Hugging Face has launched the integration of four serverless inference providers Fal, Replicate, SambaNova, and Together AI, directly into its model pages. These providers are also integrated into Hugging Face’s client SDKs for JavaScript and Python, allowing users to run inference on various models with minimal setup.
This update enables users to select their preferred inference provider, either by using their own API keys for direct access or by routing requests through Hugging Face. The integration supports different models, including DeepSeek-R1, and provides a unified interface for managing inference across providers.
Developers can access these services through the website UI, SDKs, or direct HTTP calls. The integration allows seamless switching between providers by modifying the provider name in the API call while keeping the rest of the implementation unchanged. Hugging Face also offers a routing proxy for OpenAI-compatible APIs.
Rodrigo Liang, Co-Founder & CEO at SambaNova stated:
We are excited to be partnering with Hugging Face to accelerate its Inference API. Hugging Face developers now have access to much faster inference speeds on a wide range of the best open source models.
And Zeke Sikelianos, Founding Designer at Replicate quoted:
Hugging Face is the de facto home of open-source model weights, and has been a key player in making AI more accessible to the world. We use Hugging Face internally at Replicate as our weights registry of choice, and we’re honored to be among the first inference providers to be featured in this launch.
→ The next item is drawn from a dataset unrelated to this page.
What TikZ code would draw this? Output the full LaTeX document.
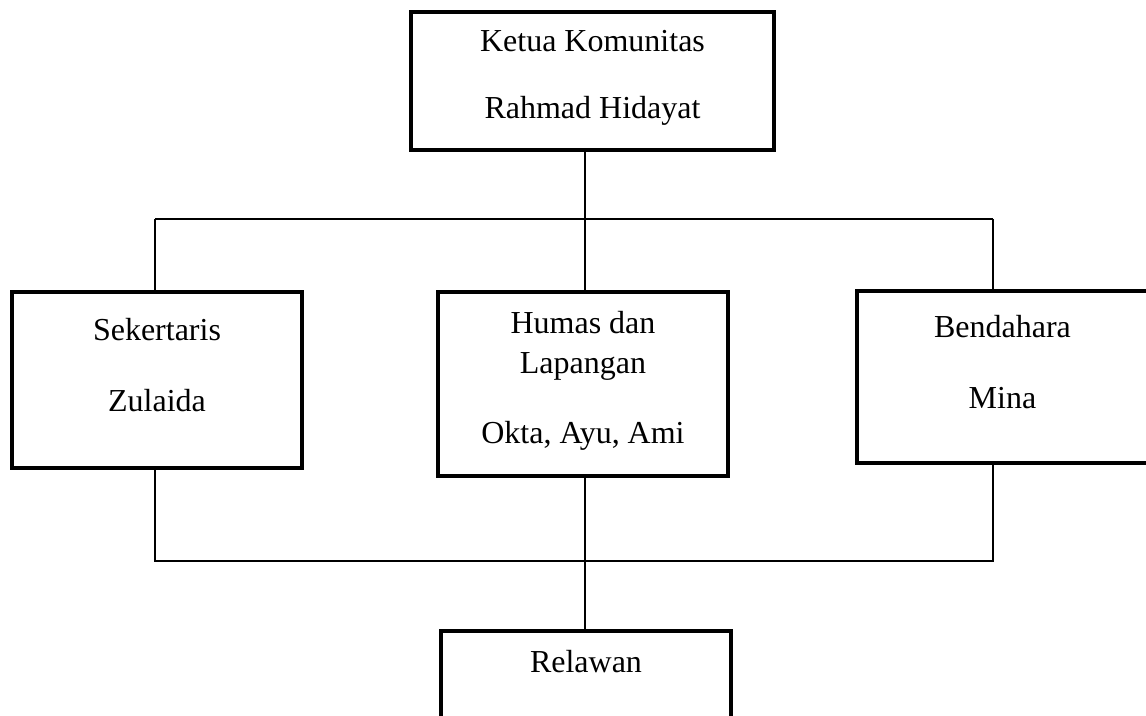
\documentclass[tikz,border=0pt]{standalone}
\usepackage{fontspec}
\setmainfont{Liberation Serif}

\begin{document}
\begin{tikzpicture}[x=0.5pt, y=-0.5pt,
    kotak/.style={draw, line width=2pt, inner sep=0pt, align=center, minimum width=145pt,
                  font=\fontsize{16}{20}\selectfont},
    garis/.style={line width=0.7pt}]
    \useasboundingbox (0,0) rectangle (1146,716);

    % Ketua
    \node[kotak, minimum width=181.5pt, minimum height=69pt, text depth=6.1pt] (ketua) at (592.5,81)
        {Ketua Komunitas\\[13.5pt]Rahmad Hidayat};

    % Pengurus
    \node[kotak, minimum height=88pt, text depth=15.1pt] (sekretaris) at (157,380)
        {Sekertaris\\[15.5pt]Zulaida};
    \node[kotak, minimum height=92pt, text depth=6.6pt] (humas) at (583,384)
        {Humas dan\\Lapangan\\[15pt]Okta, Ayu, Ami};
    \node[kotak, minimum width=145.5pt, minimum height=86pt, text depth=15.5pt] (bendahara) at (1002.5,377)
        {Bendahara\\[15.5pt]Mina};

    % Relawan
    \node[kotak, minimum height=85pt, text depth=55pt] (relawan) at (586,716) {Relawan};

    % Garis penghubung
    \coordinate (atas) at (585,219);
    \coordinate (atas kiri) at (155,219);
    \coordinate (atas kanan) at (993,219);
    \coordinate (bawah) at (585,561);
    \coordinate (bawah kiri) at (155,561);
    \coordinate (bawah kanan) at (993,561);

    \draw[garis] (ketua.south -| atas) -- (humas.north -| atas);
    \draw[garis] (atas kiri) -- (atas kanan);
    \draw[garis] (atas kiri) -- (atas kiri |- sekretaris.north);
    \draw[garis] (atas kanan) -- (atas kanan |- bendahara.north);
    \draw[garis] (sekretaris.south -| bawah kiri) -- (bawah kiri) -- (bawah kanan) -- (bendahara.south -| bawah kanan);
    \draw[garis] (humas.south -| bawah) -- (relawan.north -| bawah);
\end{tikzpicture}
\end{document}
Fast and accurate AI inference is essential for many applications, especially as demand for more tokens increases with test-time compute and Agentic AI. Open-source models help optimize performance on RDU, enabling developers to achieve up to 10x faster inference with improved accuracy.
Billing is handled by the inference provider if a user supplies their own API key. If requests are routed through Hugging Face, charges are applied at standard provider rates with no additional markup.